PROBLEM DETAILS: Leaving the pictures out, print the lines from the first line of the listing through the line containing "return 1 - (y - OFF) / H", exactly as they read, and no others.

SUPPLIED INFORMATION:
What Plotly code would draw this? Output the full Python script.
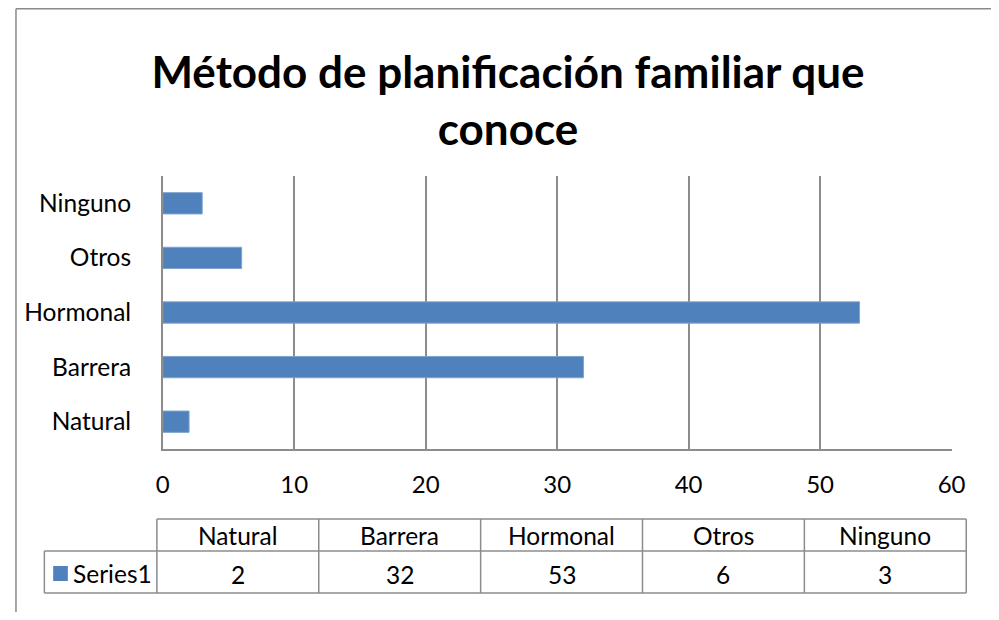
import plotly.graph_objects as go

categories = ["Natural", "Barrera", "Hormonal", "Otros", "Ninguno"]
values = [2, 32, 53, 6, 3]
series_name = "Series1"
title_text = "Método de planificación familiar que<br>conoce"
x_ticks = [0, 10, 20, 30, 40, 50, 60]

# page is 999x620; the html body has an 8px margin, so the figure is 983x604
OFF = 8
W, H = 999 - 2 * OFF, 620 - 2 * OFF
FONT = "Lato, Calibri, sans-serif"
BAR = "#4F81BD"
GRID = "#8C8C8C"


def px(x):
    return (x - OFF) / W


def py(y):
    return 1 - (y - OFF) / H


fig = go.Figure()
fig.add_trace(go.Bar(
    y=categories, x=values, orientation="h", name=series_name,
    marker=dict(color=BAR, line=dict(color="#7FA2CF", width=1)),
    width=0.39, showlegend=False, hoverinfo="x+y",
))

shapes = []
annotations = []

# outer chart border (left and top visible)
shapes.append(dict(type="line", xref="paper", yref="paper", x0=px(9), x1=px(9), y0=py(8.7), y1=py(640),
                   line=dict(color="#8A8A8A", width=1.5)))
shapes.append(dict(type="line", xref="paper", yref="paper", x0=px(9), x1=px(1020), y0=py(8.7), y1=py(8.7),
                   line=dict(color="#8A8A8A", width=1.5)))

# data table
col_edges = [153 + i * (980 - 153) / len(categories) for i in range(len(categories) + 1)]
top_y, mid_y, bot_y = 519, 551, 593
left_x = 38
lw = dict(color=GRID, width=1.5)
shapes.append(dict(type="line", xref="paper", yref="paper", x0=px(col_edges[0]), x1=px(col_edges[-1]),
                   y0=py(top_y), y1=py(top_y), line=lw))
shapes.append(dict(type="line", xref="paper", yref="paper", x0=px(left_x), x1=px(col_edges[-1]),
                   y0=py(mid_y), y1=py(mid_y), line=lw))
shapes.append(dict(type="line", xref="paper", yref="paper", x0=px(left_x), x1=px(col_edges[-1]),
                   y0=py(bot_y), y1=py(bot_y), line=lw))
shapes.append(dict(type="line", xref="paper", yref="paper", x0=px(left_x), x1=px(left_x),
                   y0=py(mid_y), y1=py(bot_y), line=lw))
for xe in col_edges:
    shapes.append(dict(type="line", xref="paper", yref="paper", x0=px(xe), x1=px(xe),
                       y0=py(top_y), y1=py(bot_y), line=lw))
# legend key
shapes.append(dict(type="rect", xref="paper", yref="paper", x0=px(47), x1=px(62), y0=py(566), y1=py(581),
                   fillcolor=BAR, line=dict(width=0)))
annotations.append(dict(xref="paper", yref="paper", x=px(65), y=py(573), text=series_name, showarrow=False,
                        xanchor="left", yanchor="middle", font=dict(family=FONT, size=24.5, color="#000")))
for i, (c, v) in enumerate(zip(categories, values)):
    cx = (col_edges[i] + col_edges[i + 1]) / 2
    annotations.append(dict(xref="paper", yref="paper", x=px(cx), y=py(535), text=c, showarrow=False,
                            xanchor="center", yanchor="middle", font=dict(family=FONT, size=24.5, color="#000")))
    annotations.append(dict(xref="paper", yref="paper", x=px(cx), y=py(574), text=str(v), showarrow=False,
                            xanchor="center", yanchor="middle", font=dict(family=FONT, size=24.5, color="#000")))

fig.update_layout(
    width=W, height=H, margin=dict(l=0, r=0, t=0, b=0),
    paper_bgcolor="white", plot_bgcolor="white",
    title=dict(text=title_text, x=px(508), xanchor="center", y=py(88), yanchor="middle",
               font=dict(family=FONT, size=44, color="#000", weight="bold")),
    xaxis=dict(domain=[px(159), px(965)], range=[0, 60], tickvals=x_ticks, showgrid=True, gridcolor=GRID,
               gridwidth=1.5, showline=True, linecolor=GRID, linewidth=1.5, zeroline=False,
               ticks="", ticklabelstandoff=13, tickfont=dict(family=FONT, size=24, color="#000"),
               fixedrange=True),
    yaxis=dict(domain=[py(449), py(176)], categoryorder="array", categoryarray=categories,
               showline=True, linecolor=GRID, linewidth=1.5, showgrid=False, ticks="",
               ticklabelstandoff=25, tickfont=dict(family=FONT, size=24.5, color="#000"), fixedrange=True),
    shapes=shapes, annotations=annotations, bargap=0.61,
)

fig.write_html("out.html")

EXERCISE OUTPUT:
What Plotly code would draw this? Output the full Python script.
import plotly.graph_objects as go

categories = ["Natural", "Barrera", "Hormonal", "Otros", "Ninguno"]
values = [2, 32, 53, 6, 3]
series_name = "Series1"
title_text = "Método de planificación familiar que<br>conoce"
x_ticks = [0, 10, 20, 30, 40, 50, 60]

# page is 999x620; the html body has an 8px margin, so the figure is 983x604
OFF = 8
W, H = 999 - 2 * OFF, 620 - 2 * OFF
FONT = "Lato, Calibri, sans-serif"
BAR = "#4F81BD"
GRID = "#8C8C8C"


def px(x):
    return (x - OFF) / W


def py(y):
    return 1 - (y - OFF) / H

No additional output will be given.